Story Catchers.

By Kaitlyn PartinAugust 21, 2009

Today was a beautiful day.

Today I had the pleasure of having conversations that really matter. Sometimes I forget how blessed I am to be part of this movement—that not all organizations value stories to the point that they’ll allow for you to silence your phone, close your laptop and shut your mouth in the middle of a workday to listen and learn from another. I am thankful that in our office we are able to practice what we preach, to listen when needed, and share from the core of our being.

This morning I got to hear about the passions of a witty Scottish fellow. Our friend Stuart is currently visiting us from Scotland and has big dreams to make our presence in the UK a greater reality, and to impact those who wouldn’t naturally cross paths with To Write Love on Her Arms.

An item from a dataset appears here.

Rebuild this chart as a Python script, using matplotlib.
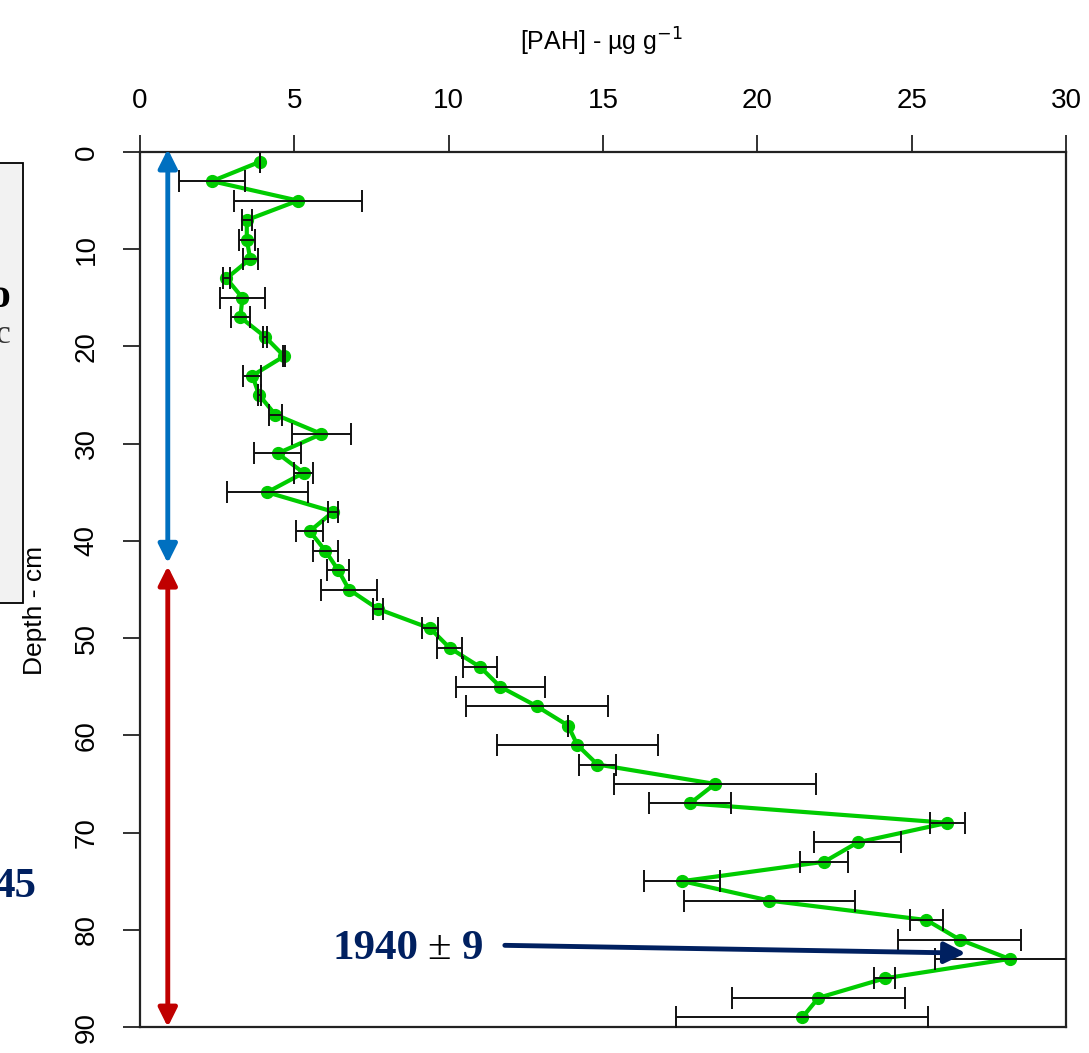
import matplotlib
matplotlib.use("Agg")
import matplotlib.pyplot as plt
from matplotlib.patches import Rectangle
import numpy as np

# Profundidade (cm) e concentração de HPA (média e desvio padrão)
depth = np.arange(1, 90, 2)
pah_mean = [3.89, 2.33, 5.12, 3.46, 3.46, 3.57, 2.80, 3.32, 3.25, 4.05,
            4.67, 3.64, 3.86, 4.38, 5.88, 4.46, 5.30, 4.12, 6.26, 5.50,
            6.00, 6.42, 6.77, 7.71, 9.40, 10.03, 11.03, 11.67, 12.85, 13.87,
            14.17, 14.82, 18.63, 17.82, 26.16, 23.26, 22.17, 17.57, 20.39, 25.48,
            26.55, 28.17, 24.12, 21.98, 21.46]
pah_sd = [0.0, 1.07, 2.07, 0.17, 0.26, 0.24, 0.10, 0.74, 0.30, 0.08,
          0.03, 0.29, 0.05, 0.21, 0.97, 0.77, 0.30, 1.31, 0.16, 0.43,
          0.40, 0.35, 0.92, 0.16, 0.25, 0.40, 0.55, 1.44, 2.30, 0.0,
          2.60, 0.60, 3.27, 1.32, 0.56, 1.41, 0.78, 1.23, 2.76, 0.53,
          1.98, 2.40, 0.34, 2.80, 4.08]

x_ticks = [0, 5, 10, 15, 20, 25, 30]
y_ticks = [0, 10, 20, 30, 40, 50, 60, 70, 80, 90]

W, H = 1089, 1053
fig = plt.figure(figsize=(W / 100, H / 100), dpi=100)
ax = fig.add_axes([140 / W, 1 - 1027 / H, 926 / W, 875 / H])

ax.plot(pah_mean, depth, color="#00cc00", lw=3.0, marker="o", ms=8.5,
        mec="#00cc00", zorder=2)
ax.errorbar(pah_mean, depth, xerr=pah_sd, fmt="none", ecolor="#111111",
            elinewidth=1.4, capsize=8, capthick=1.4, zorder=3)

ax.set_xlim(0, 30)
ax.set_ylim(90, 0)
ax.xaxis.tick_top()
ax.set_xticks(x_ticks)
ax.set_yticks(y_ticks)
ax.tick_params(axis="both", direction="out", length=12, width=1.3, color="#222222")
ax.tick_params(axis="x", pad=15)
ax.tick_params(axis="y", pad=17)
for lab in ax.get_xticklabels():
    lab.set_family(["Liberation Sans Narrow", "Liberation Sans"])
    lab.set_fontsize(20)
for lab in ax.get_yticklabels():
    lab.set_family("Liberation Sans")
    lab.set_fontsize(20)
    lab.set_rotation(90)
    lab.set_va("center")
for sp in ax.spines.values():
    sp.set_linewidth(1.6)
    sp.set_color("#222222")

fig.text(602 / W, 1 - 42 / H, "[PAH] - µg g$^{-1}$", ha="center", va="center",
         fontsize=18, family=["Liberation Sans Narrow", "Liberation Sans"])
fig.text(35 / W, 1 - 610 / H, "Depth - cm", rotation=90, ha="center",
         va="center", fontsize=19, family="Liberation Sans")

# caixa cinza parcialmente visível à esquerda
fig.patches.append(Rectangle((-10 / W, 1 - 603 / H), 33 / W, 440 / H,
                             transform=fig.transFigure, facecolor="#f2f2f2",
                             edgecolor="black", lw=1.3, zorder=0))
fig.text(0, 1 - 297 / H, "o", ha="center", va="center", fontsize=30,
         fontweight="bold", family="Liberation Serif")
fig.text(-4 / W, 1 - 335 / H, "c", ha="left", va="center", fontsize=24,
         color="#333333", family="Liberation Serif")

navy = "#002060"
fig.text(36 / W, 1 - 887 / H, "45", ha="right", va="center", fontsize=31,
         fontweight="bold", color=navy, family="Liberation Serif")

# setas de intervalo (azul e vermelha)
ax.annotate("", xy=(0.9, -0.3), xytext=(0.9, 42.3),
            arrowprops=dict(arrowstyle="<|-|>", color="#0070c0", lw=3.5,
                            mutation_scale=28, shrinkA=0, shrinkB=0),
            annotation_clip=False)
ax.annotate("", xy=(0.9, 42.6), xytext=(0.9, 90.0),
            arrowprops=dict(arrowstyle="<|-|>", color="#c00000", lw=3.5,
                            mutation_scale=28, shrinkA=0, shrinkB=0),
            annotation_clip=False)

# datação
ax.annotate("", xy=(26.75, 82.4), xytext=(11.82, 81.6),
            arrowprops=dict(arrowstyle="-|>", color=navy, lw=3.5,
                            mutation_scale=32, shrinkA=0, shrinkB=0))
ax.text(6.25, 82.0, "1940", ha="left", va="center", fontsize=31,
        fontweight="bold", color=navy, family="Liberation Serif")
ax.text(9.69, 82.0, "±", ha="center", va="center", fontsize=31,
        color="black", family="Liberation Serif")
ax.text(10.43, 82.0, "9", ha="left", va="center", fontsize=31,
        fontweight="bold", color=navy, family="Liberation Serif")

fig.savefig("out.png", dpi=100)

This afternoon I got to have lunch with my friend Justin. We smiled and laughed, and later shared some about hard realities as we sat behind office desks and wondered about the pain that comes with honesty and figuring out next steps.

This evening I ended my workday chatting with an author I admire; I was sitting at a desk in Cocoa, FL and he behind one in Portland, OR. It’s so rare to read an author’s work and also be able to exchange words in real-time. His name is Brian Doyle and he has an art for capturing truth with simple beauty and honesty. Last week I decided to email Jamie one of my favorite pieces of his, “Two Hearts.” I did this because Jamie recently gave each of our interns a copy of Rob Bell’s newest book, Drops Like Stars, as they leave us for summer and return to their communities to continue living out our mission and movement at home.

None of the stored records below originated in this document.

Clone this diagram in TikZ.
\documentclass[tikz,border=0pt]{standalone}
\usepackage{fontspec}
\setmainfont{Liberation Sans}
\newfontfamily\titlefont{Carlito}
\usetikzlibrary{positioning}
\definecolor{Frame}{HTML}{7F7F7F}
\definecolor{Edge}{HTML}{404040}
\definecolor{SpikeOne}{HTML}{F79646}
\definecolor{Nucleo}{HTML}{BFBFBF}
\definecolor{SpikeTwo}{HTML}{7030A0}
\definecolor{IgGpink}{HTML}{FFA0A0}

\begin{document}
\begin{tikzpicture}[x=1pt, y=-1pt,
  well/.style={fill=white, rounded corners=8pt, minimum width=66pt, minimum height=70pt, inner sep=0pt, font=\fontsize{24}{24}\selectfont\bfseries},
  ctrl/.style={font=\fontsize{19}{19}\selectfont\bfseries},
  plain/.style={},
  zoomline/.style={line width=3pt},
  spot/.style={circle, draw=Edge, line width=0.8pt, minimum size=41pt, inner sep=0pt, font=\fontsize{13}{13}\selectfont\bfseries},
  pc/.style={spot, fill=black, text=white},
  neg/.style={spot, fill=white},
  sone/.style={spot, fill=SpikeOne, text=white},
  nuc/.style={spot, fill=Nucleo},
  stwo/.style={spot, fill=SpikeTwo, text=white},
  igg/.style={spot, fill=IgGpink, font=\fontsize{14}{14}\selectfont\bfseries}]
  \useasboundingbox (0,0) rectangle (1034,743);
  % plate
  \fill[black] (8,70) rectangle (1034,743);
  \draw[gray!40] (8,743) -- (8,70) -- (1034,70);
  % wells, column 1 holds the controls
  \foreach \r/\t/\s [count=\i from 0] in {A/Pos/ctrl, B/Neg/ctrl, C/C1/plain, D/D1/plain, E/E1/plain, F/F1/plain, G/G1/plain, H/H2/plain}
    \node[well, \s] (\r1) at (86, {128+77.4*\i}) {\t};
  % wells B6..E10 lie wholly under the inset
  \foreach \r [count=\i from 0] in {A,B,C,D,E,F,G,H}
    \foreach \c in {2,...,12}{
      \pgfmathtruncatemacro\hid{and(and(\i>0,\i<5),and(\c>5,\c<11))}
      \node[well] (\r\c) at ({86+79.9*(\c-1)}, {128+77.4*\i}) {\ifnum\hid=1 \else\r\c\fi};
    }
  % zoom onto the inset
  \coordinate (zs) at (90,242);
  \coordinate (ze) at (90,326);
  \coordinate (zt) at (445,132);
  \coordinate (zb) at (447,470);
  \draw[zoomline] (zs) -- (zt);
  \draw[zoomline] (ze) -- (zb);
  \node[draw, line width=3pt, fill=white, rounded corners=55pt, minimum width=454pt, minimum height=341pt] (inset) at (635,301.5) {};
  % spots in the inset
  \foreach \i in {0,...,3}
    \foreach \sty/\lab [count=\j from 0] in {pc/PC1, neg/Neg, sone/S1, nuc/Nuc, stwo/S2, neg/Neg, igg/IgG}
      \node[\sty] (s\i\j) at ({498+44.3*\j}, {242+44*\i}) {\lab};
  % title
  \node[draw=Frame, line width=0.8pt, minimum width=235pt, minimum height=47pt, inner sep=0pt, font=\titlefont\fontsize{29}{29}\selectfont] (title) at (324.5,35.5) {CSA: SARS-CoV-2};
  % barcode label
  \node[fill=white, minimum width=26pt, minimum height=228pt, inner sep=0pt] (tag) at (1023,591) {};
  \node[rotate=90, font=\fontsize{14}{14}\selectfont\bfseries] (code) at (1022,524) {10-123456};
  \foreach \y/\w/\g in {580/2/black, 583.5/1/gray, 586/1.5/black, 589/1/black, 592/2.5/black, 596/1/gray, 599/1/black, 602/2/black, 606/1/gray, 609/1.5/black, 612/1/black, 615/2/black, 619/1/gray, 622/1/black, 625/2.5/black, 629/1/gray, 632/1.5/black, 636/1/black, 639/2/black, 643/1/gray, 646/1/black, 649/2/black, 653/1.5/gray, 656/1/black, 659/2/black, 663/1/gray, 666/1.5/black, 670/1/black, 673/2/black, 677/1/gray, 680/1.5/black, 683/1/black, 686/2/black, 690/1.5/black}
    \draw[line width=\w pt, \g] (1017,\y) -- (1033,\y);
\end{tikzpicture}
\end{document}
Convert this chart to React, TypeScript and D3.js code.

Rob’s website says, “It is the difficult and the unexpected, and maybe even the tragic, that opens us up and frees us to see things in new ways. Many of the most significant moments in our lives come not because it all went right but because it all fell apart. Suffering does that. It hurts, but it also creates.”

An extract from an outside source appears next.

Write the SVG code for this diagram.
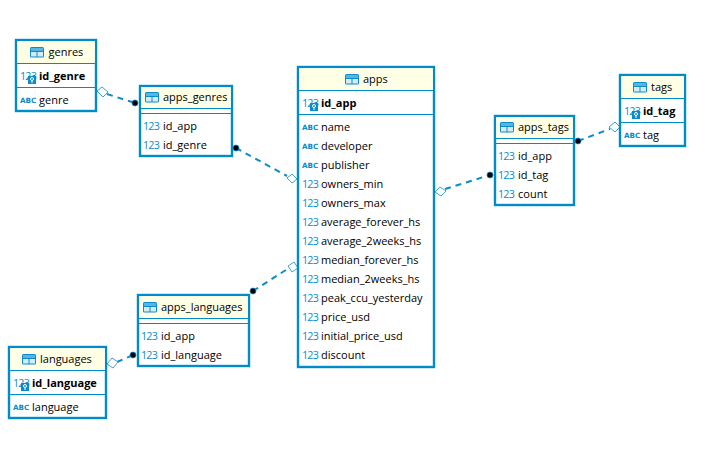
<svg xmlns="http://www.w3.org/2000/svg" xmlns:xlink="http://www.w3.org/1999/xlink" width="705" height="453" viewBox="0 0 705 453">
<style>
text{font-family:"Open Sans","Noto Sans",sans-serif;font-size:11px;fill:#000}
.box{fill:#fff;stroke:#008cc8;stroke-width:2.4}
.head{fill:#ffffe6}
.sep{stroke:#008cc8;stroke-width:1;fill:none}
.b{font-weight:700}
.n{font-size:10.800px;letter-spacing:-0.8px;fill:#0a8ccc}
.a{font-family:"DejaVu Sans",sans-serif;font-size:7.200px;font-weight:700;fill:#0a8ccc}
.c{stroke:#0a8ccc;stroke-width:2;stroke-dasharray:6 5;fill:none}
.d{fill:#fff;stroke:#3ba3d8;stroke-width:1}
.f{fill:#000;stroke:#0a8ccc;stroke-width:.8}
</style>
<defs>
<g id="tbl"><rect x="0" y="0" width="14" height="10.500" rx="1.500" fill="#0a8ccc"/><rect x="1" y="1" width="12" height="3" fill="#55b5e5"/><rect x="1" y="5" width="5.500" height="4.500" fill="#d5ecf8"/><rect x="7.500" y="5" width="5.500" height="4.500" fill="#d5ecf8"/></g>
<g id="key"><rect x="0" y="0" width="8" height="8" fill="#0a8ccc"/><circle cx="4" cy="3" r="1.500" fill="none" stroke="#fff" stroke-width="1"/><path d="M4 4.500V7" stroke="#fff" stroke-width="1"/></g>
</defs>
<g id="connectors">
<path class="c" d="M107 94L135 103"/>
<path class="c" d="M236 148L287 176"/>
<path class="c" d="M253 291L289 268"/>
<path class="c" d="M445 189L490 175"/>
<path class="c" d="M578 141L610 129"/>
<path class="c" d="M117 362L133 355"/>
<path class="d" d="M97 91L102 87L108 92L103 97Z"/>
<path class="d" d="M287 178L292 174L297 179L292 183Z"/>
<path class="d" d="M288 266L294 262L298 268L292 272Z"/>
<path class="d" d="M435 192L440 187L446 191L441 196Z"/>
<path class="d" d="M609 127L615 122L620 127L615 132Z"/>
<path class="d" d="M107 364L112 358L118 362L113 368Z"/>
<circle class="f" cx="135" cy="103" r="3"/>
<circle class="f" cx="236" cy="148" r="3"/>
<circle class="f" cx="253" cy="291" r="3"/>
<circle class="f" cx="490" cy="175" r="3"/>
<circle class="f" cx="578" cy="141" r="3"/>
<circle class="f" cx="133" cy="355" r="3"/>
</g>
<g id="genres">
<rect class="box" x="16" y="40" width="80" height="71"/><rect class="head" x="17.200" y="41.200" width="77.600" height="21.800"/>
<path class="sep" d="M16 63.500H96M16 87.500H96"/>
<use xlink:href="#tbl" x="30" y="47"/><text x="48.500" y="56">genres</text>
<text class="n" x="20" y="80">123</text><use xlink:href="#key" x="28" y="76"/><text class="b" x="39" y="80">id_genre</text>
<text class="a" x="20" y="103">ABC</text><text x="39" y="104">genre</text>
</g>
<g id="apps_genres">
<rect class="box" x="140" y="86" width="92" height="70"/><rect class="head" x="141.200" y="87.200" width="89.600" height="20.800"/>
<path class="sep" d="M140 108.500H232M140 113.500H232"/>
<use xlink:href="#tbl" x="145" y="92"/><text x="163" y="101">apps_genres</text>
<text class="n" x="143" y="130">123</text><text x="163" y="130">id_app</text>
<text class="n" x="143" y="149">123</text><text x="163" y="149">id_genre</text>
</g>
<g id="apps">
<rect class="box" x="298" y="67" width="136" height="300"/><rect class="head" x="299.200" y="68.200" width="133.600" height="21.800"/>
<path class="sep" d="M298 90.500H434M298 114.500H434"/>
<use xlink:href="#tbl" x="345" y="74"/><text x="363" y="83">apps</text>
<text class="n" x="302" y="107">123</text><use xlink:href="#key" x="310" y="103"/><text class="b" x="321" y="107">id_app</text>
<text class="a" x="302" y="130">ABC</text><text x="321" y="131">name</text>
<text class="a" x="302" y="149">ABC</text><text x="321" y="150">developer</text>
<text class="a" x="302" y="168">ABC</text><text x="321" y="169">publisher</text>
<text class="n" x="302" y="188">123</text><text x="321" y="188">owners_min</text>
<text class="n" x="302" y="207">123</text><text x="321" y="207">owners_max</text>
<text class="n" x="302" y="226">123</text><text x="321" y="226">average_forever_hs</text>
<text class="n" x="302" y="245">123</text><text x="321" y="245">average_2weeks_hs</text>
<text class="n" x="302" y="264">123</text><text x="321" y="264">median_forever_hs</text>
<text class="n" x="302" y="283">123</text><text x="321" y="283">median_2weeks_hs</text>
<text class="n" x="302" y="302">123</text><text x="321" y="302">peak_ccu_yesterday</text>
<text class="n" x="302" y="321">123</text><text x="321" y="321">price_usd</text>
<text class="n" x="302" y="340">123</text><text x="321" y="340">initial_price_usd</text>
<text class="n" x="302" y="359">123</text><text x="321" y="359">discount</text>
</g>
<g id="apps_tags">
<rect class="box" x="495" y="116" width="79" height="89"/><rect class="head" x="496.200" y="117.200" width="76.600" height="20.800"/>
<path class="sep" d="M495 138.500H574M495 143.500H574"/>
<use xlink:href="#tbl" x="500" y="122"/><text x="518" y="131">apps_tags</text>
<text class="n" x="498" y="160">123</text><text x="518" y="160">id_app</text>
<text class="n" x="498" y="179">123</text><text x="518" y="179">id_tag</text>
<text class="n" x="498" y="198">123</text><text x="518" y="198">count</text>
</g>
<g id="tags">
<rect class="box" x="620" y="75" width="65" height="71"/><rect class="head" x="621.200" y="76.200" width="62.600" height="21.800"/>
<path class="sep" d="M620 98.500H685M620 122.500H685"/>
<use xlink:href="#tbl" x="633" y="82"/><text x="651" y="91">tags</text>
<text class="n" x="624" y="115">123</text><use xlink:href="#key" x="632" y="111"/><text class="b" x="643" y="115">id_tag</text>
<text class="a" x="624" y="138">ABC</text><text x="643" y="139">tag</text>
</g>
<g id="apps_languages">
<rect class="box" x="138" y="295" width="111" height="71"/><rect class="head" x="139.200" y="296.200" width="108.600" height="21.800"/>
<path class="sep" d="M138 318.500H249M138 323.500H249"/>
<use xlink:href="#tbl" x="143" y="302"/><text x="161" y="311">apps_languages</text>
<text class="n" x="141" y="340">123</text><text x="161" y="340">id_app</text>
<text class="n" x="141" y="359">123</text><text x="161" y="359">id_language</text>
</g>
<g id="languages">
<rect class="box" x="9" y="347" width="97" height="71"/><rect class="head" x="10.200" y="348.200" width="94.600" height="21.800"/>
<path class="sep" d="M9 370.500H106M9 394.500H106"/>
<use xlink:href="#tbl" x="22" y="354"/><text x="40" y="363">languages</text>
<text class="n" x="13" y="387">123</text><use xlink:href="#key" x="21" y="383"/><text class="b" x="32" y="387">id_language</text>
<text class="a" x="13" y="410">ABC</text><text x="32" y="411">language</text>
</g>
</svg>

Today was a day in believing in stories, in the idea that confession and passion and honesty and forgiveness matter so much, but that questions and pain are a part of this growth process as well, part of the process of creating something new within each of us. And sitting here now, I can’t help but wonder if any of those rich conversations I got to have today has a greater significance.

Jamie and I wanted to share Brian’s story with you guys… So, take a few minutes to read it, enjoy it, and wrestle with it. Brian shares our belief that stories matter, and encouraged me over the phone that we should all strive to become better listeners and “story catchers” in our daily lives.

We hope your day feels beautiful.




Two Hearts

By Brian Doyle 
from God is Love

Some months ago my wife delivered twin sons one minute apart. The older is Joseph and the younger is Liam. Joseph is dark and Liam is light. Joseph is healthy and Liam is not. Joseph has a whole heart and Liam has half. This means that Liam will have two major surgeries before he is three years old.

I have read many pamphlets about Liam’s problem. I have watched many doctors’ hands drawing red and blue lines on pieces of white paper. They are trying to show me why Liam’s heart doesn’t work properly. I watch the markers in the doctors’ hands. Here comes red, there goes blue. The heart is a railroad station where the trains are switched to different tracks. A normal heart switches trains flawlessly two billion times in a life; in an abnormal heart, like Liam’s, the trains crash and the station crumbles to dust.

So there are many nights now when I tuck Liam and his wheezing train station under my beard in the blue hours of night and think about his Maker. I would kill the god who sentence him to such awful pain, I would stab him in the heart like he stabbed my son, I would shove my fury in his face like a fist, but I know in my own broken heart that this same god made my magic boys, shaped their apple faces and coyote eyes, put joy in the eager suck of their mouths. So it is that my hands are not clenched in anger but clasped in confused and merry and bitter prayer.

I talk to God more than I admit, “Why did you break my boy?” I ask.

I gave you that boy, he says, and his lean brown brother, and the elfin daughter you love so.

“But you wrote death on his heart,” I say.

I write death on all hearts, he says, just as I write life.

This is where the conversation always ends and I am left holding the extraordinary awful perfect prayer of my second son, who snores like a seal, who might die tomorrow, who did not die today.



(A happy update: Brian shared with me that Liam is alive and well today; he’s a healthy 14-year-old!)